COLLECTED DATA:
__________________________________________________
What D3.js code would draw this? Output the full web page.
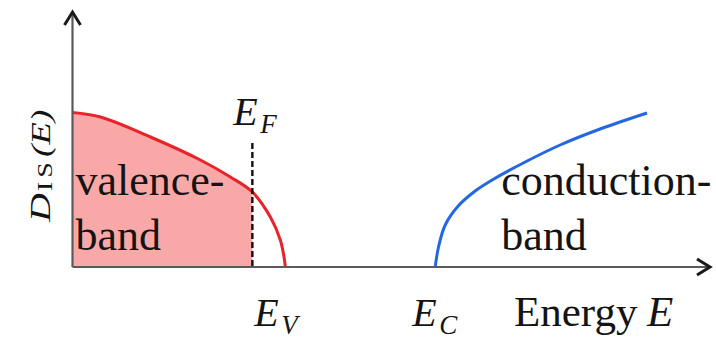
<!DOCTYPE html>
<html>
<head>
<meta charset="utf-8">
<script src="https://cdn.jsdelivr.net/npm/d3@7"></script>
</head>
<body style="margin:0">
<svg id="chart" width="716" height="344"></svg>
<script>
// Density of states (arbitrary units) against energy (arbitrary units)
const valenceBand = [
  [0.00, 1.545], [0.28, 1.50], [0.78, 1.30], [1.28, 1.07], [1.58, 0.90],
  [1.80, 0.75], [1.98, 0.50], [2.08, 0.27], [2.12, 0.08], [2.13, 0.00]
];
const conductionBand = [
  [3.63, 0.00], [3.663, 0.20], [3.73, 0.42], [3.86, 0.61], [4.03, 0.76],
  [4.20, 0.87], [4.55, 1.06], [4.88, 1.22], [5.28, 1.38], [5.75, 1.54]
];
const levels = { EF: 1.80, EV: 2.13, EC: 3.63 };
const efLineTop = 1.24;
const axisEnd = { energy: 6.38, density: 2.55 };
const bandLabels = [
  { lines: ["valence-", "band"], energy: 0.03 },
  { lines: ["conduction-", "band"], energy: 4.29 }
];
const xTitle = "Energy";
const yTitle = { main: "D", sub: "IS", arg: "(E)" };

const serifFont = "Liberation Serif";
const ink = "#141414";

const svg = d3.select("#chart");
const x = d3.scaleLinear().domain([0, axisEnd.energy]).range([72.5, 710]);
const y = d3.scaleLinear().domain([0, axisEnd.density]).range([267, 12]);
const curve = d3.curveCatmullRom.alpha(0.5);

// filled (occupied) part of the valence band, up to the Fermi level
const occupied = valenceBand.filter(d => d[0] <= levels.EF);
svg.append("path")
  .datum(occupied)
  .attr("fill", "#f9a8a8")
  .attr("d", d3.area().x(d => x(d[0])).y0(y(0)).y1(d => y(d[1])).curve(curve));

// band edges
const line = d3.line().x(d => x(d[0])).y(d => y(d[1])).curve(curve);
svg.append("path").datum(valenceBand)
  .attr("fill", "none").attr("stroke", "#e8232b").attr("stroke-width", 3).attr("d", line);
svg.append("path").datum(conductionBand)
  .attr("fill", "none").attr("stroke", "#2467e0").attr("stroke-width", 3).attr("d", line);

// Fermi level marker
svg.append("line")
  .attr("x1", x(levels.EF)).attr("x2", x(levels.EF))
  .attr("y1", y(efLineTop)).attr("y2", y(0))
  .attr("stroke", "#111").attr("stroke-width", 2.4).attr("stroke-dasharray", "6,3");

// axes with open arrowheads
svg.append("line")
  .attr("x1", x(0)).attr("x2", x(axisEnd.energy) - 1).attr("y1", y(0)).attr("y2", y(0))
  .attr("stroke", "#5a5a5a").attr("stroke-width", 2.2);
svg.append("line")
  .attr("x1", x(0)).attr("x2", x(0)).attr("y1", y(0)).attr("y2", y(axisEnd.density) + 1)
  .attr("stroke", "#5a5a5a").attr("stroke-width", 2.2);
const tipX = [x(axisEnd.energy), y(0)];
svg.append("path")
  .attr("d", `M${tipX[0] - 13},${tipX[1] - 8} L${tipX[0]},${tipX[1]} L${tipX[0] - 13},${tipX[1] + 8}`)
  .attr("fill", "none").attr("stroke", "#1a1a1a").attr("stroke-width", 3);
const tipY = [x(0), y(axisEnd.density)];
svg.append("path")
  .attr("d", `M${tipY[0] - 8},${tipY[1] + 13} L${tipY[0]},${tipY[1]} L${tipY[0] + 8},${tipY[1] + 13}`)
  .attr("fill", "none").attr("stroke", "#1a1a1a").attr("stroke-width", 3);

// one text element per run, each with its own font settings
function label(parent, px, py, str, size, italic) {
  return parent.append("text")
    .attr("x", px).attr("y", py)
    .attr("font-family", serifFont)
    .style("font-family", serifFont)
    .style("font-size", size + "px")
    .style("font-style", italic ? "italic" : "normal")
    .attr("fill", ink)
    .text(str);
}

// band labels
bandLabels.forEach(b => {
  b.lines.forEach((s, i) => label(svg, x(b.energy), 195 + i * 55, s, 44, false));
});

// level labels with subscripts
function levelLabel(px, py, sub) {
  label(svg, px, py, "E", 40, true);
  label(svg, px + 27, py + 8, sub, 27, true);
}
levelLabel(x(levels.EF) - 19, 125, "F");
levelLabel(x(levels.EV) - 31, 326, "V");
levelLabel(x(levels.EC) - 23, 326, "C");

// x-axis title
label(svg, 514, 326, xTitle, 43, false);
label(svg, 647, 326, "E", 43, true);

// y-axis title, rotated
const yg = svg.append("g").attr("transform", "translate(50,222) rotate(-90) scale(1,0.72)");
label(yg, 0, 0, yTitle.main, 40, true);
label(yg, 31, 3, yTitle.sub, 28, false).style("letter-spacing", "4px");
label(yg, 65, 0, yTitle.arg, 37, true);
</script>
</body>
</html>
__________________________________________________
TASK DETAILS: Images in the data above are to be skipped. Retype all other material exactly.

CORRECT RESULT:
What D3.js code would draw this? Output the full web page.
<!DOCTYPE html>
<html>
<head>
<meta charset="utf-8">
<script src="https://cdn.jsdelivr.net/npm/d3@7"></script>
</head>
<body style="margin:0">
<svg id="chart" width="716" height="344"></svg>
<script>
// Density of states (arbitrary units) against energy (arbitrary units)
const valenceBand = [
  [0.00, 1.545], [0.28, 1.50], [0.78, 1.30], [1.28, 1.07], [1.58, 0.90],
  [1.80, 0.75], [1.98, 0.50], [2.08, 0.27], [2.12, 0.08], [2.13, 0.00]
];
const conductionBand = [
  [3.63, 0.00], [3.663, 0.20], [3.73, 0.42], [3.86, 0.61], [4.03, 0.76],
  [4.20, 0.87], [4.55, 1.06], [4.88, 1.22], [5.28, 1.38], [5.75, 1.54]
];
const levels = { EF: 1.80, EV: 2.13, EC: 3.63 };
const efLineTop = 1.24;
const axisEnd = { energy: 6.38, density: 2.55 };
const bandLabels = [
  { lines: ["valence-", "band"], energy: 0.03 },
  { lines: ["conduction-", "band"], energy: 4.29 }
];
const xTitle = "Energy";
const yTitle = { main: "D", sub: "IS", arg: "(E)" };

const serifFont = "Liberation Serif";
const ink = "#141414";

const svg = d3.select("#chart");
const x = d3.scaleLinear().domain([0, axisEnd.energy]).range([72.5, 710]);
const y = d3.scaleLinear().domain([0, axisEnd.density]).range([267, 12]);
const curve = d3.curveCatmullRom.alpha(0.5);

// filled (occupied) part of the valence band, up to the Fermi level
const occupied = valenceBand.filter(d => d[0] <= levels.EF);
svg.append("path")
  .datum(occupied)
  .attr("fill", "#f9a8a8")
  .attr("d", d3.area().x(d => x(d[0])).y0(y(0)).y1(d => y(d[1])).curve(curve));

// band edges
const line = d3.line().x(d => x(d[0])).y(d => y(d[1])).curve(curve);
svg.append("path").datum(valenceBand)
  .attr("fill", "none").attr("stroke", "#e8232b").attr("stroke-width", 3).attr("d", line);
svg.append("path").datum(conductionBand)
  .attr("fill", "none").attr("stroke", "#2467e0").attr("stroke-width", 3).attr("d", line);

// Fermi level marker
svg.append("line")
  .attr("x1", x(levels.EF)).attr("x2", x(levels.EF))
  .attr("y1", y(efLineTop)).attr("y2", y(0))
  .attr("stroke", "#111").attr("stroke-width", 2.4).attr("stroke-dasharray", "6,3");

// axes with open arrowheads
svg.append("line")
  .attr("x1", x(0)).attr("x2", x(axisEnd.energy) - 1).attr("y1", y(0)).attr("y2", y(0))
  .attr("stroke", "#5a5a5a").attr("stroke-width", 2.2);
svg.append("line")
  .attr("x1", x(0)).attr("x2", x(0)).attr("y1", y(0)).attr("y2", y(axisEnd.density) + 1)
  .attr("stroke", "#5a5a5a").attr("stroke-width", 2.2);
const tipX = [x(axisEnd.energy), y(0)];
svg.append("path")
  .attr("d", `M${tipX[0] - 13},${tipX[1] - 8} L${tipX[0]},${tipX[1]} L${tipX[0] - 13},${tipX[1] + 8}`)
  .attr("fill", "none").attr("stroke", "#1a1a1a").attr("stroke-width", 3);
const tipY = [x(0), y(axisEnd.density)];
svg.append("path")
  .attr("d", `M${tipY[0] - 8},${tipY[1] + 13} L${tipY[0]},${tipY[1]} L${tipY[0] + 8},${tipY[1] + 13}`)
  .attr("fill", "none").attr("stroke", "#1a1a1a").attr("stroke-width", 3);

// one text element per run, each with its own font settings
function label(parent, px, py, str, size, italic) {
  return parent.append("text")
    .attr("x", px).attr("y", py)
    .attr("font-family", serifFont)
    .style("font-family", serifFont)
    .style("font-size", size + "px")
    .style("font-style", italic ? "italic" : "normal")
    .attr("fill", ink)
    .text(str);
}

// band labels
bandLabels.forEach(b => {
  b.lines.forEach((s, i) => label(svg, x(b.energy), 195 + i * 55, s, 44, false));
});

// level labels with subscripts
function levelLabel(px, py, sub) {
  label(svg, px, py, "E", 40, true);
  label(svg, px + 27, py + 8, sub, 27, true);
}
levelLabel(x(levels.EF) - 19, 125, "F");
levelLabel(x(levels.EV) - 31, 326, "V");
levelLabel(x(levels.EC) - 23, 326, "C");

// x-axis title
label(svg, 514, 326, xTitle, 43, false);
label(svg, 647, 326, "E", 43, true);

// y-axis title, rotated
const yg = svg.append("g").attr("transform", "translate(50,222) rotate(-90) scale(1,0.72)");
label(yg, 0, 0, yTitle.main, 40, true);
label(yg, 31, 3, yTitle.sub, 28, false).style("letter-spacing", "4px");
label(yg, 65, 0, yTitle.arg, 37, true);
</script>
</body>
</html>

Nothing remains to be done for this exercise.